New ADNOC and Occidental Partnership Looks at Building Megascale DAC in UAE

The two oil producers said they may invest in industrial-scale direct air capture and other decarbonization projects in both the UAE and US.

The Shah gas field in the UAE which is a joint project between the Abu Dhabi National Oil Company (60%) and Occidental Petroleum (40%).
Source: Occidental Petroleum.

The Abu Dhabi National Oil Company (ADNOC) and Occidental Petroleum have announced a new agreement that may see the two companies jointly develop carbon capture and storage (CCS) hubs across the UAE and US.

Under the new partnership, ADNOC and Houston-based Occidental are in talks to develop direct air capture (DAC) projects in the UAE, including what would be the first megaton DAC unit to be constructed outside of the US.

Musabbeh Al Kaabi, the executive director of low-carbon solutions for ADNOC, said, “Partnerships like this offer the potential to transform the systems that will be vital to provide the lower-carbon energy the world needs for the energy transition.”

The announcement was made a day after ADNOC sharedits decision to move its net zero target for carbon emissions up by 5 years to 2045, with a related pledge to achieve net zero methane emissions by 2030.

ADNOC revealed its interest in DAC technology earlier this year when it partnered with a startup called 44.01 that plans to permanently mineralize carbon dioxide in a highly reactive rock formation that spans the UAE and neighboring Oman.

An Occidental subsidiary focused on commercializing CCS began construction last year in the Permian Basin of Texas on what will be the world’s largest DAC facility in the world. Called Stratos DAC, the facility is expected to be operational in 2025 at which point Occidental said it will be capable of pulling 500,000 mtpa of CO2 out of the atmosphere.

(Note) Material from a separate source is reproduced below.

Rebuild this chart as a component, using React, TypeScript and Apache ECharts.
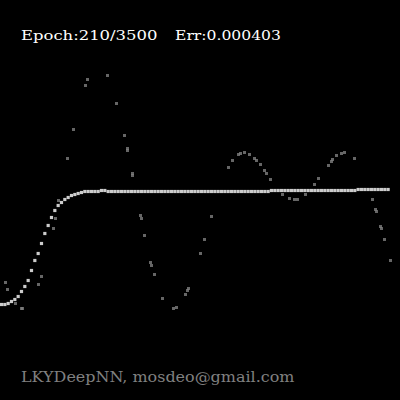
import React, { useEffect, useRef } from "react";
import * as echarts from "echarts";

// Training samples (x, y) — y measured upward, chart area spans 0..400 on both axes
const sampleX = [5.5, 7.5, 15.5, 21.5, 22.5, 38.5, 41.5, 53.5, 55.5, 58.5, 67.5, 73.5, 85.5, 87.5, 107.5, 116.5, 124.5, 127.5, 127.5, 132.5, 132.5, 140.5, 141.5, 144.5, 150.5, 151.5, 154.5, 162.5, 173.5, 176.5, 185.5, 187.5, 188.5, 200.5, 204.5, 211.5, 228.5, 232.5, 238.5, 240.5, 244.5, 249.5, 254.5, 256.5, 260.5, 264.5, 266.5, 270.5, 282.5, 289.5, 294.5, 297.5, 305.5, 314.5, 318.5, 328.5, 331.5, 332.5, 336.5, 341.5, 344.5, 354.5, 372.5, 375.5, 376.5, 380.5, 381.5, 384.5, 390.5];
const sampleY = [117.5, 110.5, 96.5, 91.5, 91.5, 115.5, 123.5, 171.5, 181.5, 199.5, 241.5, 270.5, 314.5, 320.5, 324.5, 296.5, 264.5, 251.5, 249.5, 226.5, 224.5, 184.5, 181.5, 164.5, 137.5, 134.5, 125.5, 101.5, 91.5, 92.5, 105.5, 109.5, 111.5, 146.5, 160.5, 183.5, 232.5, 239.5, 245.5, 246.5, 247.5, 245.5, 241.5, 239.5, 235.5, 229.5, 226.5, 220.5, 205.5, 201.5, 200.5, 200.5, 205.5, 215.5, 221.5, 234.5, 238.5, 240.5, 244.5, 246.5, 247.5, 241.5, 200.5, 190.5, 188.5, 173.5, 171.5, 160.5, 139.5];

// Network prediction, sampled on a uniform x grid
const predStart = 1.5;
const predStep = 3.333;
const predY = [
  95.5, 95.5, 96.5, 98.5, 100.5, 103.5, 108.5, 113.5, 119.5, 129.5,
  139.5, 146.5, 156.5, 166.5, 174.5, 182.5, 189.5, 194.5, 197.5, 200.5,
  202.5, 204.5, 205.5, 206.5, 207.5, 208.5, 208.5, 208.5, 208.5, 208.5,
  209.5, 209.5, 208.5, 208.5, 208.5, 208.5, 208.5, 208.5, 208.5, 208.5,
  208.5, 208.5, 208.5, 208.5, 208.5, 208.5, 208.5, 208.5, 208.5, 208.5,
  208.5, 208.5, 208.5, 208.5, 208.5, 208.5, 208.5, 208.5, 208.5, 208.5,
  208.5, 208.5, 208.5, 208.5, 208.5, 208.5, 208.5, 208.5, 208.5, 208.5,
  208.5, 208.5, 208.5, 208.5, 208.5, 208.5, 208.5, 208.5, 208.5, 208.5,
  208.5, 209.5, 209.5, 209.5, 209.5, 209.5, 209.5, 209.5, 209.5, 209.5,
  209.5, 209.5, 209.5, 209.5, 209.5, 209.5, 209.5, 209.5, 209.5, 209.5,
  209.5, 209.5, 209.5, 209.5, 209.5, 209.5, 209.5, 210.5, 210.5, 210.5,
  210.5, 210.5, 210.5, 210.5, 210.5, 210.5, 210.5,
];

const titleEpoch = "Epoch:210/3500";
const titleErr = "Err:0.000403";
const footer = "LKYDeepNN, mosdeo@gmail.com";

export default function App() {
  const ref = useRef<HTMLDivElement>(null);
  useEffect(() => {
    if (!ref.current) return;
    const chart = echarts.init(ref.current, undefined, { renderer: "svg" });
    const samples = sampleX.map((x, i) => [x, sampleY[i]]);
    const pred = predY.map((y, i) => [predStart + predStep * i, y]);
    chart.setOption({
      animation: false,
      backgroundColor: "#000",
      grid: { left: 0, right: 0, top: 0, bottom: 0 },
      xAxis: { type: "value", min: 0, max: 400, show: false },
      yAxis: { type: "value", min: 0, max: 400, show: false },
      series: [
        {
          type: "scatter",
          data: samples,
          symbol: "rect",
          symbolSize: 3,
          itemStyle: { color: "#808080" },
          silent: true,
        },
        {
          type: "scatter",
          data: pred,
          symbol: "rect",
          symbolSize: 3.2,
          itemStyle: { color: "#ffffff" },
          silent: true,
        },
      ],
      graphic: [
        {
          type: "text",
          x: 21,
          y: 35.5,
          scaleX: 1.37,
          style: {
            text: titleEpoch,
            fill: "#ffffff",
            font: "12px 'DejaVu Serif'",
            verticalAlign: "middle",
          },
        },
        {
          type: "text",
          x: 175,
          y: 35.5,
          scaleX: 1.3,
          style: {
            text: titleErr,
            fill: "#ffffff",
            font: "12px 'DejaVu Serif'",
            verticalAlign: "middle",
          },
        },
        {
          type: "text",
          x: 21,
          y: 377,
          scaleX: 1.14,
          style: {
            text: footer,
            fill: "#808080",
            font: "14px 'DejaVu Serif'",
            verticalAlign: "middle",
          },
        },
      ],
    });
    return () => chart.dispose();
  }, []);
  return (
    <div
      ref={ref}
      style={{ position: "fixed", left: 0, top: 0, width: 400, height: 400, background: "#000" }}
    />
  );
}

ADNOC said it will “explore” the idea of participating in the DAC plant in Texas as part of the new agreement along with other proposed decarbonization projects in the US that are being led by Occidental.

“We look forward to building on our longstanding partnership with ADNOC as we advance our plans to globally deploy DAC technology and engage partners who are committed to developing carbon solutions at climate-relevant scale,” Vicki Hollub, president and CEO of Occidental, said in a statement.

Occidental holds interests in several key projects across the UAE including 35-year concessions for two massive onshore blocks covering more than 2.5 million acres.